The significance of Amavasya

Amāvásya, the lunar phase of the new moon, holds profound significance in Vedic tradition. This Sanskrit term refers to the period when the moon is not visible in the night sky due to its alignment between the sun and the earth, resulting in the absence of moonlight. In Vedic philosophy, the moon symbolizes the mind, emotions, and nourishment, and thus, the absence of moonlight during Amāvásya is believed to amplify certain energies and bring about unique influences. This celestial phenomenon carries both spiritual and practical importance.

The term “Amāvásya” can be translated as “new moon” as there is no specific English term for the moon before its conjunction with the sun. In Sanskrit, “amā” means “together,” while “vásya” means “to dwell” or “cohabit.” This cohabitation refers to the sun and the moon existing together, resulting in the moon’s invisibility.

In the traditional Indian calendar, known as the Panchang, the lunar month is divided into 30 lunar phases, called tithis. The dark moon tithi signifies the period when the moon is within 12 degrees of the angular distance between the sun and the moon before their conjunction, known as syzygy. The tithi following syzygy is called the New Moon tithi, known as Pratipada or Prathama. In the Purnimanta Māna Hindu lunar calendar used in most parts of the Indian subcontinent, the lunar month begins on the day following the full moon, or Purnima. Consequently, Amāvásya always falls in the middle of the month. The fortnight that starts with Amāvásya is also referred to as the Shukla Paksha, representing the bright half of the lunar month. Certain Amāvásyas hold exceptional significance, such as Mauni Amavasya in the Hindu Magh month (January-February) and Mahalaya Amavasya in Ashwayuja (September-October). Similarly, Amāvásya in the Aadi month is highly important in Tamil Nadu, while the Amāvásya in the Karkidakam month is significant in Kerala.

Amavasya is associated with liberation or Moksha. The day is ideal for embarking on a spiritual journey and initiating internal purification processes. It serves as an opportune time to discard old habits, thought patterns, failures, and negative influences, while embracing the promise of new “light” brought by the new moon. On this day, the “dark” side of the moon is revealed as it completes its waning cycle of fourteen days.

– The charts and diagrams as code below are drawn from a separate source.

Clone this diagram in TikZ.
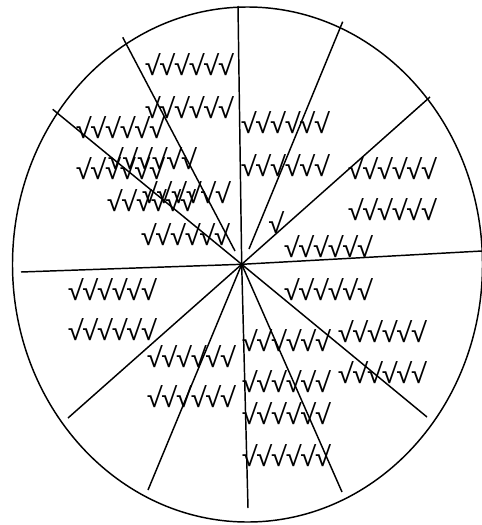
\documentclass[tikz,border=0pt]{standalone}
\usepackage{fontspec}
\setmainfont{Open Sans}
\usepackage{tikz}
\usetikzlibrary{positioning}

\begin{document}
\begin{tikzpicture}[x=0.75pt,y=-0.75pt,
  line/.style={line width=1.1pt,black},
  tick/.style={inner sep=0pt,font=\fontsize{20}{23}\selectfont}
]
\useasboundingbox (0,0) rectangle (482,525);
%--- outline and hub ---
\draw[line] (247.5,264.5) ellipse [x radius=235,y radius=257.5];
\coordinate (hub) at (241.7,264.3);
%--- spoke ends on the rim ---
\coordinate (nN)  at (238,6);
\coordinate (nNW) at (122.7,37.3);
\coordinate (nWNW) at (52.7,109.3);
\coordinate (nNE) at (342.7,21.7);
\coordinate (nENE) at (430,97);
\coordinate (nE)  at (482,251);
\coordinate (nW)  at (21,272);
\coordinate (nWSW) at (68,418);
\coordinate (nSSW) at (148,490);
\coordinate (nS)  at (248,508);
\coordinate (nSSE) at (342,492);
\coordinate (nESE) at (427,417);
% short inner ends
\coordinate (iNW) at (235,251);
\coordinate (iNE) at (249,249);
%--- spokes ---
\draw[line] (hub) -- (nN);
\draw[line] (iNW) -- (nNW);
\draw[line] (hub) -- (nWNW);
\draw[line] (iNE) -- (nNE);
\draw[line] (hub) -- (nENE);
\draw[line] (hub) -- (nE);
\draw[line] (hub) -- (nW);
\draw[line] (hub) -- (nWSW);
\draw[line] (hub) -- (nSSW);
\draw[line] (hub) -- (nS);
\draw[line] (hub) -- (nSSE);
\draw[line] (hub) -- (nESE);
%--- upper left ---
\node[tick] (t1) at (189,65)  {√√√√√√};
\node[tick] (t2) at (189,108) {√√√√√√};
\node[tick] (t3) at (120,128) {√√√√√√};
\node[tick] (t4) at (152,159) {√√√√√√};
\node[tick] (t5) at (120,169) {√√√√√√};
\node[tick] (t6) at (186,193) {√√√√√√};
\node[tick] (t7) at (151,201) {√√√√√√};
\node[tick] (t8) at (185,235) {√√√√√√};
%--- upper right ---
\node[tick] (t9)  at (285,123) {√√√√√√};
\node[tick] (t10) at (285,166) {√√√√√√};
\node[tick] (t11) at (392,169) {√√√√√√};
\node[tick] (t12) at (392,210) {√√√√√√};
\node[tick] (t13) at (276,223) {√};
\node[tick] (t14) at (328,247) {√√√√√√};
%--- lower half ---
\node[tick] (t15) at (112,290) {√√√√√√};
\node[tick] (t16) at (112,330) {√√√√√√};
\node[tick] (t17) at (328,290) {√√√√√√};
\node[tick] (t18) at (382,332) {√√√√√√};
\node[tick] (t19) at (382,373) {√√√√√√};
\node[tick] (t20) at (191,357) {√√√√√√};
\node[tick] (t21) at (191,397) {√√√√√√};
\node[tick] (t22) at (286,341) {√√√√√√};
\node[tick] (t23) at (286,382) {√√√√√√};
\node[tick] (t24) at (286,414) {√√√√√√};
\node[tick] (t25) at (286,456) {√√√√√√};
\end{tikzpicture}
\end{document}
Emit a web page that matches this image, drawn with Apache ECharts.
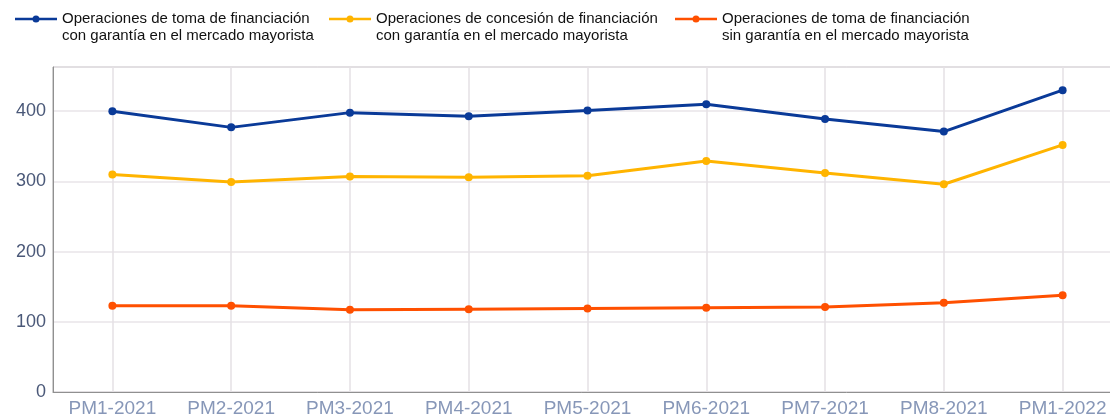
<!DOCTYPE html>
<html><head><meta charset="utf-8">
<script src="https://cdn.jsdelivr.net/npm/echarts@6/dist/echarts.min.js"></script>
<style>html,body{margin:0;padding:0;background:#fff}#c{width:1110px;height:419px}</style>
</head><body><div id="c"></div>
<script>
const categories = ['PM1-2021','PM2-2021','PM3-2021','PM4-2021','PM5-2021','PM6-2021','PM7-2021','PM8-2021','PM1-2022'];
const seriesNames = ['Operaciones de toma de financiación\ncon garantía en el mercado mayorista','Operaciones de concesión de financiación\ncon garantía en el mercado mayorista','Operaciones de toma de financiación\nsin garantía en el mercado mayorista'];
const tomaConGarantia = [400, 377, 398, 393, 401, 410, 389, 371, 430];
const concesionConGarantia = [310, 299, 307, 306, 308, 329, 312, 296, 352];
const tomaSinGarantia = [123, 123, 117, 118, 119, 120, 121, 127, 138];
const yTicks = [0, 100, 200, 300, 400];
const colors = ['#0a3a98', '#ffb400', '#ff5000'];
const legendLefts = [15, 329, 675];
// legend icon: line + dot aligned with the first text line (bbox 42x34)
const legendIcon = 'path://M0,0h0.05v0.05h-0.05Z M0,7.7H42V10.3H0Z M17.5,9a3.5,3.5 0 1,1 7,0a3.5,3.5 0 1,1 -7,0Z M0,33.95h0.05v0.05h-0.05Z';

const chart = echarts.init(document.getElementById('c'));
const mk = (name, data, color) => ({
  name, type: 'line', data, symbol: 'circle', symbolSize: 8,
  lineStyle: {width: 3, color}, itemStyle: {color}, emphasis: {disabled: true}
});
chart.setOption({
  animation: false,
  textStyle: {fontFamily: 'Liberation Sans, Arial, sans-serif'},
  legend: seriesNames.map((n, i) => ({
    left: legendLefts[i], top: 10, itemWidth: 42, itemHeight: 34, padding: 0,
    icon: legendIcon,
    itemStyle: {color: colors[i], borderWidth: 0},
    textStyle: {fontSize: 15, color: '#111', lineHeight: 17, fontFamily: 'Liberation Sans'},
    data: [n]
  })),
  grid: {left: 53, top: 67, width: 1069, height: 325, outerBoundsMode: 'none', show: true, borderColor: '#a0a0a0', borderWidth: 1, containLabel: false},
  xAxis: {
    type: 'category', data: categories, boundaryGap: true,
    axisLine: {lineStyle: {color: '#909090', width: 1}},
    axisTick: {show: false},
    axisLabel: {color: '#8797b8', fontSize: 19, margin: 7, fontFamily: 'Liberation Sans'},
    splitLine: {show: true, alignWithLabel: true, lineStyle: {color: '#e4e0e4', width: 1.5}}
  },
  yAxis: {
    type: 'value', min: 0, max: 463, interval: 100,
    axisLine: {show: true, lineStyle: {color: '#909090', width: 1}},
    axisTick: {show: false},
    axisLabel: {color: '#4a5878', fontSize: 18, margin: 7, fontFamily: 'Liberation Sans',
      formatter: v => yTicks.includes(v) ? String(v) : ''},
    splitLine: {lineStyle: {color: '#e8e4e8', width: 1.5}}
  },
  series: [
    mk(seriesNames[0], tomaConGarantia, colors[0]),
    mk(seriesNames[1], concesionConGarantia, colors[1]),
    mk(seriesNames[2], tomaSinGarantia, colors[2])
  ]
});
</script></body></html>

Spiritually, Amavasya holds the auspicious quality of introspection, self-reflection, and spiritual practices. As the moon’s energy wanes, it is believed that negative energies, impurities, and emotional baggage can be more easily shed during this phase. It serves as an optimal time for cleansing and purifying one’s thoughts while setting new intentions. Rituals such as Tarpana, where offerings are made to ancestors or departed souls, are often practiced during Amavasya. It is believed that the connection between the living and the departed is particularly strong during this time, and individuals perform Tarpana to honor their ancestors and seek their blessings.

Many people observe a fast on Amavasya as a means of purifying the body and mind. Fasting is seen as a way to enhance self-control, discipline, and devotion. Some individuals choose to consume only fruits and milk during the fast. Additionally, Amavasya provides an ideal time for engaging in meditation, chanting mantras, and focusing on spiritual practices. The calmness and stillness associated with the new moon phase create an atmosphere conducive to deep contemplation and connecting with higher consciousness.

In Vedic astrology, the moon plays a significant role, and Amavasya is considered a crucial point in the lunar cycle for assessing and interpreting astrological charts. It is believed that the energies during Amavasya can influence various aspects of life, including relationships, career, and personal growth. Astrologers often provide guidance based on the positioning of planets during Amavasya, helping individuals navigate challenges and make informed decisions.

The day of the new moon holds relevance in various festivals and celebrations across different regions in India. Some notable ones include Diwali, Mahalaya Amavasya, Thai Amavasya, and Kartik Amavasya. These festivals are marked by special rituals, prayers, and cultural festivities that reflect the spiritual and social significance of Amavasya.

As we embrace the beauty of the dark night sky, let us also embrace the opportunities that Amavasya brings to our spiritual journey. This time of introspection, purification, and new beginnings allows us to delve deeper into our inner selves, seek spiritual growth, and honor the connections between the living and the departed. By engaging in rituals, fasting, meditation, and other spiritual practices during Amavasya, we can tap into the transformative energies of this lunar phase and embark on a path of self-discovery and enlightenment.